Postby Steve Barber » Tue Dec 16, 2014 9:21 am
Complex -- I have to completely disagree with your assessment that Interstellar is a stupid film. I kind of wonder what it was you were expecting to find, but it's a film that actually does posit some difficult questions, and doesn't speak down to the audience.
(If films like Interstellar are stupid to you, I have to wonder what, if anything, you would find to be an intelligent film.)

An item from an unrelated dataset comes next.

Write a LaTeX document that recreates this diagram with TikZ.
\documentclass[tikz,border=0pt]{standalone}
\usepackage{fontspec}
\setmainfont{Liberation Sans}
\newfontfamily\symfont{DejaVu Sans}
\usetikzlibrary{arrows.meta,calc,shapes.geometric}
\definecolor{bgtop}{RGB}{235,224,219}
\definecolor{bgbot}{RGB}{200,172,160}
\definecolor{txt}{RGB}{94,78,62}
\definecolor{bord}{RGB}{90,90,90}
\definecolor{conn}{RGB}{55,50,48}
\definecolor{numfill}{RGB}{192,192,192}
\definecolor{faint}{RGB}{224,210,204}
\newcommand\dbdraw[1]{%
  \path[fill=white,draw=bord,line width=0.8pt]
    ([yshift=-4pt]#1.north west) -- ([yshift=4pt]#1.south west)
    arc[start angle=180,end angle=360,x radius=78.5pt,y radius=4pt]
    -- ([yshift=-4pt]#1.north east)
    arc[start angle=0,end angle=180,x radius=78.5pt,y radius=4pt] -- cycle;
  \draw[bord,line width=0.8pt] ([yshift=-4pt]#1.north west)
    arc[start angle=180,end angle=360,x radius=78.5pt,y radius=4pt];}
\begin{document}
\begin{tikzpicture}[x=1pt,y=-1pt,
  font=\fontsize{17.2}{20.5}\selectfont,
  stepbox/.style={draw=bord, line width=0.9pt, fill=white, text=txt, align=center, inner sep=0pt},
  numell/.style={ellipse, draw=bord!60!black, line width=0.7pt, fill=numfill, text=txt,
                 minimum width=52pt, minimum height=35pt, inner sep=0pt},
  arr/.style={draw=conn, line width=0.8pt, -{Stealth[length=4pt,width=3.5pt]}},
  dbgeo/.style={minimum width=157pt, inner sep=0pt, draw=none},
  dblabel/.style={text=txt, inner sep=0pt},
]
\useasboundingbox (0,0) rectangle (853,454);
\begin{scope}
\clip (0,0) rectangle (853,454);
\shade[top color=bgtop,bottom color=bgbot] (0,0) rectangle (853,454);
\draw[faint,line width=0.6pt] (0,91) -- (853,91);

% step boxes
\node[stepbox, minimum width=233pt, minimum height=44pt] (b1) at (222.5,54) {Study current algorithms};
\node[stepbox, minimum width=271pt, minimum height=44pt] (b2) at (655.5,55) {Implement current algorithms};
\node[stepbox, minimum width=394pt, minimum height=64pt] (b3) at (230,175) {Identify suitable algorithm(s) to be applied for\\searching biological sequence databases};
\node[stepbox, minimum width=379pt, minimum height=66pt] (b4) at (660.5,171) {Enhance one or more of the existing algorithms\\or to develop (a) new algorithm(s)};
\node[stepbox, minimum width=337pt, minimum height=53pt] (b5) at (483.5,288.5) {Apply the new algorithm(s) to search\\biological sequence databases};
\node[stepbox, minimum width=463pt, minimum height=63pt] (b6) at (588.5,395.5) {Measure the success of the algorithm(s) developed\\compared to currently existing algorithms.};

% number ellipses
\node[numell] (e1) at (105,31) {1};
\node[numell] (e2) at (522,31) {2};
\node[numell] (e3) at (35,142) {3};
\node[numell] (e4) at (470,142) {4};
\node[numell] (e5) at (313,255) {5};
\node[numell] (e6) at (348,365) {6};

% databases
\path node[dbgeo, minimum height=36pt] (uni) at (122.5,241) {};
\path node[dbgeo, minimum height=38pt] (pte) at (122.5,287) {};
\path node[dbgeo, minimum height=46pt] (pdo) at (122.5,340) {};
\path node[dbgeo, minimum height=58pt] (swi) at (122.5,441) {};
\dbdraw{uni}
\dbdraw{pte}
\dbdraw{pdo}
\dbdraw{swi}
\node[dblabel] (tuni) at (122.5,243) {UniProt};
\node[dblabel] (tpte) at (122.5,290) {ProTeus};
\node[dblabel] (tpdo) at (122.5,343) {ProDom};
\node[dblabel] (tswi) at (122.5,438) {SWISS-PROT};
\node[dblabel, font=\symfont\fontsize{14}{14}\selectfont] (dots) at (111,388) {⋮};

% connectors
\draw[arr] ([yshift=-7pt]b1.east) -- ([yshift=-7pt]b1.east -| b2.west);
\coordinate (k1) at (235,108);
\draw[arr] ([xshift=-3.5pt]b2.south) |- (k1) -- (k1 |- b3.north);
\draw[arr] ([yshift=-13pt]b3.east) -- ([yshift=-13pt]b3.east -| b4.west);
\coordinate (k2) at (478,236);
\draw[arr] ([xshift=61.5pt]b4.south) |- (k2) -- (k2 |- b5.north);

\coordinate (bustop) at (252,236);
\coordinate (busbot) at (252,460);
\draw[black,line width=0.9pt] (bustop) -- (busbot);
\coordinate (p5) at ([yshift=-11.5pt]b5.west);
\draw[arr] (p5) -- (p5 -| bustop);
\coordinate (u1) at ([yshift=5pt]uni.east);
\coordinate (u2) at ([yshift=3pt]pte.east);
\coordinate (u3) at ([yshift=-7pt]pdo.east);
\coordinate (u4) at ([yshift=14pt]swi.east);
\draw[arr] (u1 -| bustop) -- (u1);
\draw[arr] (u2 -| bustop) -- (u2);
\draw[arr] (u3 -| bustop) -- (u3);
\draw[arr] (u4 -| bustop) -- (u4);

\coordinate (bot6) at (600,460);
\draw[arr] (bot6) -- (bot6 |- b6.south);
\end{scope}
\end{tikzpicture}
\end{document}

Personally, I see almost no relation between the huckster "let's dazzle the audiences with bitchin' special effects" films like 2012 and War of the Worlds and the approach taken with Interstellar. Add in Avatar and others if you like. It's just not in the same category at all. Interstellar was anything BUT an action/adventure film. The film *I* saw had thoughtful, long passages, and an effective rendering of a world gone to waste -- with a plausible, if overwrought, explanation. The world wasn't dying from one instant calamity, but over generations and generations in a dismal and decaying way. No tsunamis, no crack in the world (though these did occur on OTHER worlds), and no angry, vengeful demonic aliens to contend with. We, humanity, were the villains and the saviors both. And that was a major point. What kid our basic nature? There's no easy answer.
(I might note that God is not the acting entity in the film, it's future humanity -- if you missed that point it's possible you missed others. Yes, the simple paradox of how humanity evolved to the super entities running the wormhole if there was no original wormhole is a basic -- but many of the best examples of SF have one core nut that you have to swallow to enjoy the rest of the story. Warp drive, etc...)

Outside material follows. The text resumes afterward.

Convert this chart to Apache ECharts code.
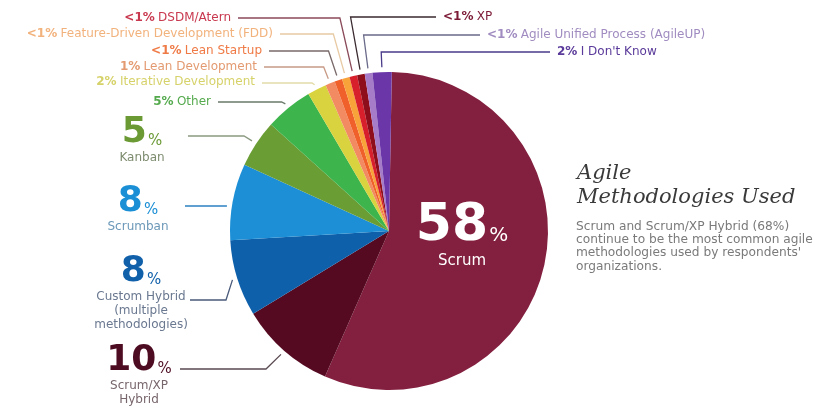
<!DOCTYPE html>
<html><head><meta charset="utf-8">
<script src="https://cdn.jsdelivr.net/npm/echarts/dist/echarts.min.js"></script>
<style>html,body{margin:0;padding:0;background:#fff}#c{width:815px;height:412px}</style>
</head><body><div id="c"></div>
<script>
// ---- data ----
const names = ['Scrum','Scrum/XP Hybrid','Custom Hybrid (multiple methodologies)','Scrumban','Kanban','Other',
  'Iterative Development','Lean Development','Lean Startup','Feature-Driven Development (FDD)','DSDM/Atern','XP',
  'Agile Unified Process (AgileUP)',"I Don't Know"];
const labelNames = ['Scrum','Scrum/XP\nHybrid','Custom Hybrid\n(multiple\nmethodologies)','Scrumban','Kanban','Other',
  'Iterative Development','Lean Development','Lean Startup','Feature-Driven Development (FDD)','DSDM/Atern','XP',
  'Agile Unified Process (AgileUP)',"I Don't Know"];
// "<1%" slices estimated at 0.8 from their drawn width
const values = [58,10,8,8,5,5,2,1,0.8,0.8,0.8,0.8,0.8,2];
const pctLabels = ['58%','10%','8%','8%','5%','5%','2%','1%','<1%','<1%','<1%','<1%','<1%','2%'];

// ---- styles ----
const sliceColors = ['#84203f','#560a22','#0f60aa','#1d8fd6','#6a9e35','#3db54c','#d8d33e','#f28b62','#f0602a',
  '#f8a23a','#d7202c','#8e0e1c','#a67cc8','#6a36a8'];
const textColors = ['#ffffff','#4e0c22','#1060aa','#1a8fd5','#6b9a35','#55aa4e','#d6d26a','#e39a70','#ef7a45',
  '#f2b27c','#c8384e','#7c1a36','#a08cc0','#5a3a9a'];
const nameColors = ['#ffffff','#77666c','#6a7890','#6b98b8','#7d8c6e'];
const lineColors = ['#000','#5a4a52','#4a5a7a','#2a80c0','#8a9a80','#6a7a6a','#e2dba8','#c89a86','#7a6a6a',
  '#e8caa4','#8a4a5a','#3a2a30','#6a6a8a','#4a3a8a'];
const labelCfg = [
  {x:462, y:234, align:'center', va:'middle'},
  {x:139, y:341, align:'center', va:'top', lineY:369, lineX0:180, elbow:266},
  {x:141, y:252, align:'center', va:'top', lineY:300, lineX0:190, elbow:226},
  {x:138, y:182, align:'center', va:'top', lineY:206, lineX0:185, elbow:'flat'},
  {x:142, y:113, align:'center', va:'top', lineY:136, lineX0:188, elbow:244},
  {x:211, y:102, align:'right', va:'middle', lineY:102, elbow:'radial'},
  {x:255, y:82, align:'right', va:'middle', lineY:83, elbow:'radial'},
  {x:257, y:67, align:'right', va:'middle', lineY:67, elbow:'radial'},
  {x:262, y:51, align:'right', va:'middle', lineY:51, elbow:'radial'},
  {x:273, y:34, align:'right', va:'middle', lineY:34, elbow:'radial'},
  {x:231, y:18, align:'right', va:'middle', lineY:18, elbow:'radial'},
  {x:443, y:17, align:'left', va:'middle', lineY:17, elbow:'radial'},
  {x:487, y:35, align:'left', va:'middle', lineY:35, elbow:'radial'},
  {x:557, y:52, align:'left', va:'middle', lineY:52, elbow:'radial'}
];
const CX = 389, CY = 231, R = 159, EDGE = 5, GAP = 7;
const FONT = 'DejaVu Sans';

function labelFor(i) {
  const pct = pctLabels[i];
  if (i <= 4) {
    const num = pct.replace('%','');
    const big = i === 0 ? 52 : 36;
    const lines = labelNames[i].split('\n').map(s => '{nm|' + s + '}').join('\n');
    return {
      formatter: '{big|' + num + '}{pc|%}\n' + lines,
      rich: {
        big: {fontFamily: FONT, fontWeight: 'bold', fontSize: big, lineHeight: big + 2, color: textColors[i], verticalAlign:'bottom'},
        pc: {fontFamily: FONT, fontSize: i === 0 ? 20 : 15, color: textColors[i], verticalAlign:'bottom', padding:[0,0,i===0?6:2,1]},
        nm: {fontFamily: FONT, fontSize: i === 0 ? 15 : 12, lineHeight: i === 0 ? 18 : 14, color: nameColors[i]}
      }
    };
  }
  return {
    formatter: '{p|' + pct + '} {n|' + labelNames[i] + '}',
    rich: {
      p: {fontFamily: FONT, fontWeight: 'bold', fontSize: 12, color: textColors[i]},
      n: {fontFamily: FONT, fontSize: 12, color: textColors[i]}
    }
  };
}

const data = names.map((n, i) => ({
  name: n,
  value: values[i],
  itemStyle: {color: sliceColors[i]},
  label: Object.assign({show: true, position: i === 0 ? 'inside' : 'outside'}, labelFor(i)),
  labelLine: {show: i !== 0, lineStyle: {color: lineColors[i], width: 1.3}}
}));

const chart = echarts.init(document.getElementById('c'), null, {renderer: 'canvas'});
chart.setOption({
  animation: false,
  backgroundColor: '#ffffff',
  title: [
    {text: 'Agile\nMethodologies Used', left: 572, top: 157,
     textStyle: {fontFamily: 'DejaVu Serif', fontStyle: 'italic', fontWeight: 'normal', fontSize: 21, lineHeight: 24, color: '#3a3a3a'}},
    {text: "Scrum and Scrum/XP Hybrid (68%)\ncontinue to be the most common agile\nmethodologies used by respondents'\norganizations.",
     left: 571, top: 215,
     textStyle: {fontFamily: FONT, fontWeight: 'normal', fontSize: 12.2, lineHeight: 13.3, color: '#7a7a7a'}}
  ],
  series: [{
    type: 'pie',
    center: [CX, CY],
    radius: [0, R],
    startAngle: 89,
    clockwise: true,
    avoidLabelOverlap: false,
    emphasis: {disabled: true},
    data: data,
    labelLayout: function (p) {
      const L = labelCfg[p.dataIndex];
      const res = {x: L.x, y: L.y, align: L.align, verticalAlign: L.va};
      if (L.lineY == null) return res;
      const pts = p.labelLinePoints;
      if (!pts || !pts.length) return res;
      let ux = pts[0][0] - CX, uy = pts[0][1] - CY;
      const d = Math.hypot(ux, uy) || 1; ux /= d; uy /= d;
      const x0 = L.lineX0 != null ? L.lineX0 : (L.align === 'right' ? L.x + GAP : L.x - GAP);
      let linePts;
      if (L.elbow === 'flat') {
        const ex = CX - Math.sqrt((R + EDGE) * (R + EDGE) - (L.lineY - CY) * (L.lineY - CY));
        linePts = [[ex, L.lineY], [x0, L.lineY]];
      } else {
        const end = [CX + ux * (R + EDGE), CY + uy * (R + EDGE)];
        let ex;
        if (L.elbow === 'radial') {
          let t = (L.lineY - CY) / uy;
          t = Math.max(t, R + EDGE + 6);
          ex = CX + ux * t;
        } else ex = L.elbow;
        linePts = [end, [ex, L.lineY], [x0, L.lineY]];
      }
      res.labelLinePoints = linePts;
      return res;
    }
  }]
});
</script></body></html>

I'm startled you belittle the film by labeling it stupid. And you're finding religious allegory where I found nothing of the sort, unless you want to worship future humanity...and nobody in the film does that. Yes, the tale of a struggle for enlightenment often is told in a religious context, but here you're not bludgeoned over the head with this as an interpretation.
Interstellar is a film about redemption, a classic core story in mythology and literature. Of families, yes -- characterizations which do not get sold off cheap in order to show you cool little spaceships. The film fleshes the characters out nicely, and gives them an understandable motivation. Nearly every character has a personal motivation based upon a familial connection. It isn't about saving mankind, it's about saving their families. Their loved ones. The grand story of human salvation gives way in favor of the more intimate one: personal salvation.

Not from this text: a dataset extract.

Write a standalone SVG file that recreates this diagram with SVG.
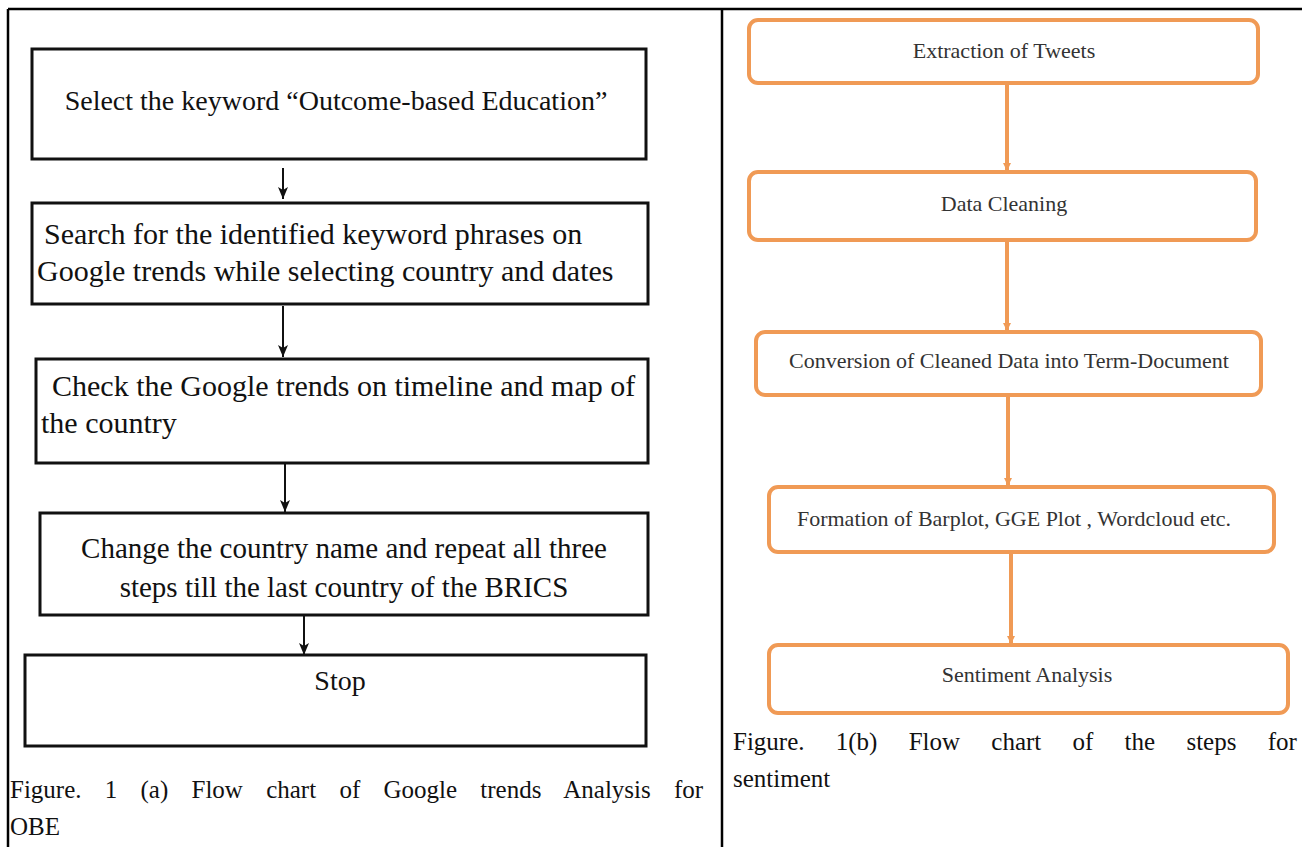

The values in this film are easily spotted, whether you agree with them or not. It's a simplistic comment to reduce the entirety of your experience and assessment to "it's stupid".
You may not have liked the film, but mocking it for stupidity when it comes across to a lot of people -- intelligent ones like Neil Degrasse Tyson -- as far more serious and intelligent than most films in the genre, is difficult to understand.
All I need is a change of clothes, my Nikon, an open mind and a strong cup of coffee.